Load a set of grids of data into yt as a StreamHandler. This should allow a sequence of grids of varying resolution of data to be loaded directly into yt and analyzed as would any others. This comes with several caveats:

  • Units will be incorrect unless the unit system is explicitly specified.

  • Some functions may behave oddly, and parallelism will be disappointing or non-existent in most cases.

  • Particles may be difficult to integrate.

  • No consistency checks are performed on the index

Parameters
  • grid_data (list of dicts) – This is a list of dicts. Each dict must have entries “left_edge”, “right_edge”, “dimensions”, “level”, and then any remaining entries are assumed to be fields. Field entries must map to an NDArray or a function with the signature (grid_object, field_name) -> NDArray.

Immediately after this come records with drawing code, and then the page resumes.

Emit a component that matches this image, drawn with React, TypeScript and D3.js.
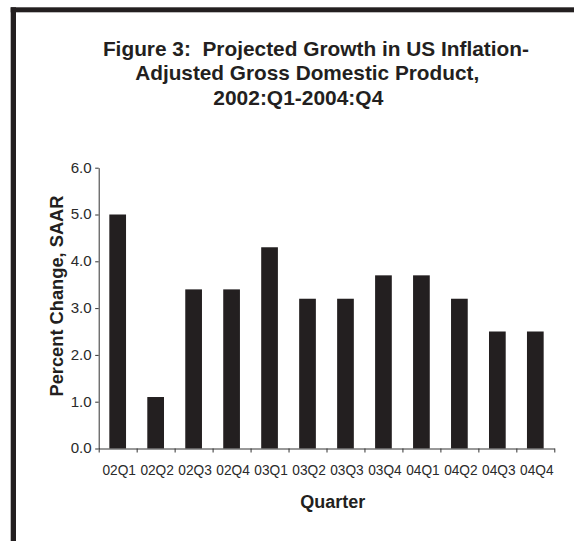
import React, { useRef, useEffect } from "react";
import * as d3 from "d3";

const quarters = ["02Q1", "02Q2", "02Q3", "02Q4", "03Q1", "03Q2", "03Q3", "03Q4", "04Q1", "04Q2", "04Q3", "04Q4"];
const growth = [5.0, 1.1, 3.4, 3.4, 4.3, 3.2, 3.2, 3.7, 3.7, 3.2, 2.5, 2.5];
const yTicks = [0, 1, 2, 3, 4, 5, 6];
const titleLines = [
    "Figure 3:  Projected Growth in US Inflation-",
    "Adjusted Gross Domestic Product,",
    "2002:Q1-2004:Q4",
];

const W = 574;
const H = 541;
const INK = "#231f20";
const FONT = "'Liberation Sans', Arial, Helvetica, sans-serif";

const App: React.FC = () => {
    const ref = useRef<SVGSVGElement | null>(null);

    useEffect(() => {
        if (!ref.current) return;
        const svg = d3.select(ref.current);
        svg.selectAll("*").remove();

        const plot = { left: 98.7, right: 554.3, top: 167.7, bottom: 448.5 };

        // frame (only top and left edges are visible in the crop)
        svg.append("rect").attr("x", 10.7).attr("y", 7.3).attr("width", W).attr("height", 5).attr("fill", INK);
        svg.append("rect").attr("x", 10.7).attr("y", 7.3).attr("width", 5.3).attr("height", H).attr("fill", INK);

        // title
        const titlePos = [
            { cx: 315.9, y: 56, len: 426 },
            { cx: 307.2, y: 80, len: 344 },
            { cx: 298.3, y: 104.5, len: 170 },
        ];
        svg
            .append("g")
            .selectAll("text")
            .data(titleLines)
            .enter()
            .append("text")
            .attr("x", (_, i) => titlePos[i].cx)
            .attr("y", (_, i) => titlePos[i].y)
            .attr("text-anchor", "middle")
            .attr("textLength", (_, i) => titlePos[i].len)
            .attr("lengthAdjust", "spacingAndGlyphs")
            .attr("font-family", FONT)
            .attr("font-size", 21)
            .attr("font-weight", "bold")
            .attr("fill", INK)
            .style("white-space", "pre")
            .text(d => d);

        const x = d3
            .scaleBand()
            .domain(quarters)
            .range([plot.left, plot.right])
            .paddingInner(0.56)
            .paddingOuter(0.28);

        const y = d3.scaleLinear().domain([0, 6]).range([plot.bottom, plot.top]);

        // bars
        svg
            .append("g")
            .attr("fill", INK)
            .selectAll("rect")
            .data(growth)
            .enter()
            .append("rect")
            .attr("x", (_, i) => x(quarters[i])!)
            .attr("y", d => y(d))
            .attr("width", x.bandwidth())
            .attr("height", d => y(0) - y(d));

        // y axis
        const yAxis = svg
            .append("g")
            .attr("transform", `translate(${plot.left},0)`)
            .call(
                d3
                    .axisLeft(y)
                    .tickValues(yTicks)
                    .tickSize(3.5)
                    .tickSizeOuter(0)
                    .tickPadding(3.5)
                    .tickFormat(d3.format(".1f") as any)
            );
        yAxis.selectAll("path, line").attr("stroke", "#333").attr("stroke-width", 1);
        yAxis
            .selectAll("text")
            .attr("font-family", FONT)
            .attr("font-size", 14)
            .attr("fill", "#2a2a2a")
            .attr("textLength", 21)
            .attr("lengthAdjust", "spacingAndGlyphs");

        // x axis: ticks sit on the band edges
        const edges = d3.scaleLinear().domain([0, quarters.length]).range([plot.left, plot.right]);
        const xAxis = svg
            .append("g")
            .attr("transform", `translate(0,${plot.bottom})`)
            .call(
                d3
                    .axisBottom(edges)
                    .tickValues(d3.range(quarters.length + 1))
                    .tickSize(4)
                    .tickSizeOuter(0)
                    .tickFormat(() => "")
            );
        xAxis.selectAll("path, line").attr("stroke", "#333").attr("stroke-width", 1);

        svg
            .append("g")
            .selectAll("text")
            .data(quarters)
            .enter()
            .append("text")
            .attr("x", d => x(d)! + x.bandwidth() / 2 + 1.5)
            .attr("y", plot.bottom + 26.5)
            .attr("text-anchor", "middle")
            .attr("textLength", 33.5)
            .attr("lengthAdjust", "spacingAndGlyphs")
            .attr("font-family", FONT)
            .attr("font-size", 14)
            .attr("fill", "#2a2a2a")
            .text(d => d);

        // axis titles
        svg
            .append("text")
            .attr("transform", "translate(63.3,296) rotate(-90)")
            .attr("text-anchor", "middle")
            .attr("textLength", 201)
            .attr("lengthAdjust", "spacingAndGlyphs")
            .attr("font-family", FONT)
            .attr("font-size", 18)
            .attr("font-weight", "bold")
            .attr("fill", INK)
            .text("Percent Change, SAAR");

        svg
            .append("text")
            .attr("x", 332.8)
            .attr("y", 508.3)
            .attr("text-anchor", "middle")
            .attr("font-family", FONT)
            .attr("font-size", 18)
            .attr("font-weight", "bold")
            .attr("fill", INK)
            .text("Quarter");
    }, []);

    return (
        <svg
            ref={ref}
            width={W}
            height={H}
            style={{ position: "absolute", left: 0, top: 0, background: "#fff" }}
        />
    );
};

export default App;
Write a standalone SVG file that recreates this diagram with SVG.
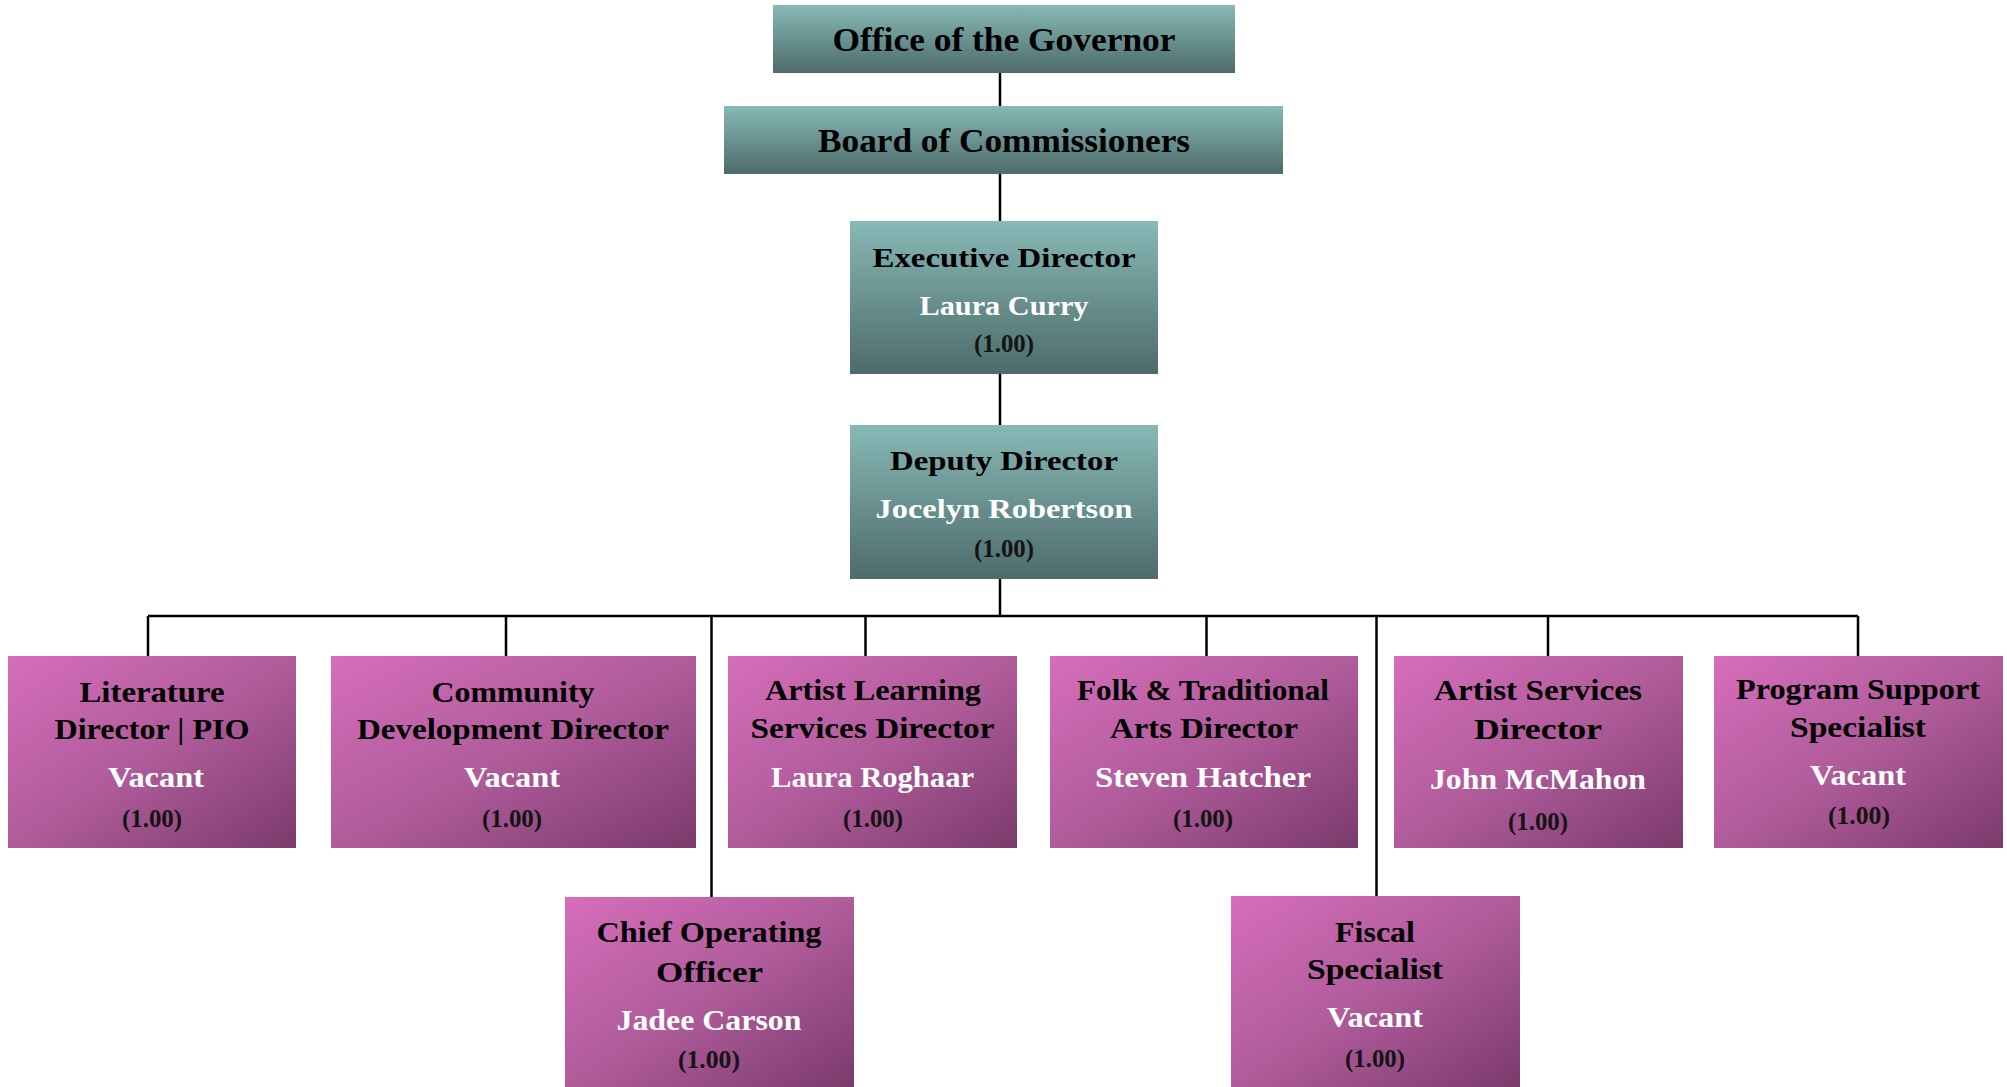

The grid_data may also include a particle count. If no particle count is supplied, the dataset is understood to contain no particles. The grid_data will be modified in place and can’t be assumed to be static. Grid data may also be supplied as a tuple of (NDarray or function, unit string) to specify the units.

  • domain_dimensions (array_like) – This is the domain dimensions of the grid

  • length_unit (string or float) – Unit to use for lengths. Defaults to unitless. If set to be a string, the bbox dimensions are assumed to be in the corresponding units. If set to a float, the value is a assumed to be the conversion from bbox dimensions to centimeters.

  • mass_unit (string or float) – Unit to use for masses. Defaults to unitless.

  • time_unit (string or float) – Unit to use for times. Defaults to unitless.

  • velocity_unit (string or float) – Unit to use for velocities. Defaults to unitless.

  • magnetic_unit (string or float) – Unit to use for magnetic fields. Defaults to unitless.

  • bbox (array_like (xdim:zdim, LE:RE), optional) – Size of computational domain in units specified by length_unit. Defaults to a cubic unit-length domain.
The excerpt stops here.